Challenge: Below is a listing; copy all of it exactly.

Collected data:
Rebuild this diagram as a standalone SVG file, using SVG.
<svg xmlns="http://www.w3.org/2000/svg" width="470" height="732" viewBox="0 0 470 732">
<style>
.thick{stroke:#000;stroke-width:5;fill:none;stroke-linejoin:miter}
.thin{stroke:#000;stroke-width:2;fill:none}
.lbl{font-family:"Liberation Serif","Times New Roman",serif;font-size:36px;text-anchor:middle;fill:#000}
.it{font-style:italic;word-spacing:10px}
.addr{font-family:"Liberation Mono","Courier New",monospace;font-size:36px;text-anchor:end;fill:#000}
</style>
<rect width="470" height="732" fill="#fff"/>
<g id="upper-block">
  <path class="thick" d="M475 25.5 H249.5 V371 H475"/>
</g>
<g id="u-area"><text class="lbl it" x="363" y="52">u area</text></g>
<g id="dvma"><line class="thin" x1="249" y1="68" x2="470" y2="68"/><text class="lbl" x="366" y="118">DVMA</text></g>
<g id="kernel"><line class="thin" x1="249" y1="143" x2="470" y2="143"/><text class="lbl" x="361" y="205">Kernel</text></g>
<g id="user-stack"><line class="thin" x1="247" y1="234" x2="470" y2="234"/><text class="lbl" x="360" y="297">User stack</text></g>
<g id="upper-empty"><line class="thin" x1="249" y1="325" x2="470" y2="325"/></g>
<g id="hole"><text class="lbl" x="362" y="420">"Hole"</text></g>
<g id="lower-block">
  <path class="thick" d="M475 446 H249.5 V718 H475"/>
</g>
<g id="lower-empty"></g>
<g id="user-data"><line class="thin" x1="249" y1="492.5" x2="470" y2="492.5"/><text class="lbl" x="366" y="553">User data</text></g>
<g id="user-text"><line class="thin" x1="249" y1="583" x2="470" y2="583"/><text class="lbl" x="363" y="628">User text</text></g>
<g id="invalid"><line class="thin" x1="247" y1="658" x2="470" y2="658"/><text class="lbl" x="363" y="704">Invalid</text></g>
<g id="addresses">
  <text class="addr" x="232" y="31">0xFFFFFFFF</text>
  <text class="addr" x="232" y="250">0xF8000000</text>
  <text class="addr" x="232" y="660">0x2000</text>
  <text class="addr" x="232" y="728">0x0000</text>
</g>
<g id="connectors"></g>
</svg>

Reply:
Rebuild this diagram as a standalone SVG file, using SVG.
<svg xmlns="http://www.w3.org/2000/svg" width="470" height="732" viewBox="0 0 470 732">
<style>
.thick{stroke:#000;stroke-width:5;fill:none;stroke-linejoin:miter}
.thin{stroke:#000;stroke-width:2;fill:none}
.lbl{font-family:"Liberation Serif","Times New Roman",serif;font-size:36px;text-anchor:middle;fill:#000}
.it{font-style:italic;word-spacing:10px}
.addr{font-family:"Liberation Mono","Courier New",monospace;font-size:36px;text-anchor:end;fill:#000}
</style>
<rect width="470" height="732" fill="#fff"/>
<g id="upper-block">
  <path class="thick" d="M475 25.5 H249.5 V371 H475"/>
</g>
<g id="u-area"><text class="lbl it" x="363" y="52">u area</text></g>
<g id="dvma"><line class="thin" x1="249" y1="68" x2="470" y2="68"/><text class="lbl" x="366" y="118">DVMA</text></g>
<g id="kernel"><line class="thin" x1="249" y1="143" x2="470" y2="143"/><text class="lbl" x="361" y="205">Kernel</text></g>
<g id="user-stack"><line class="thin" x1="247" y1="234" x2="470" y2="234"/><text class="lbl" x="360" y="297">User stack</text></g>
<g id="upper-empty"><line class="thin" x1="249" y1="325" x2="470" y2="325"/></g>
<g id="hole"><text class="lbl" x="362" y="420">"Hole"</text></g>
<g id="lower-block">
  <path class="thick" d="M475 446 H249.5 V718 H475"/>
</g>
<g id="lower-empty"></g>
<g id="user-data"><line class="thin" x1="249" y1="492.5" x2="470" y2="492.5"/><text class="lbl" x="366" y="553">User data</text></g>
<g id="user-text"><line class="thin" x1="249" y1="583" x2="470" y2="583"/><text class="lbl" x="363" y="628">User text</text></g>
<g id="invalid"><line class="thin" x1="247" y1="658" x2="470" y2="658"/><text class="lbl" x="363" y="704">Invalid</text></g>
<g id="addresses">
  <text class="addr" x="232" y="31">0xFFFFFFFF</text>
  <text class="addr" x="232" y="250">0xF8000000</text>
  <text class="addr" x="232" y="660">0x2000</text>
  <text class="addr" x="232" y="728">0x0000</text>
</g>
<g id="connectors"></g>
</svg>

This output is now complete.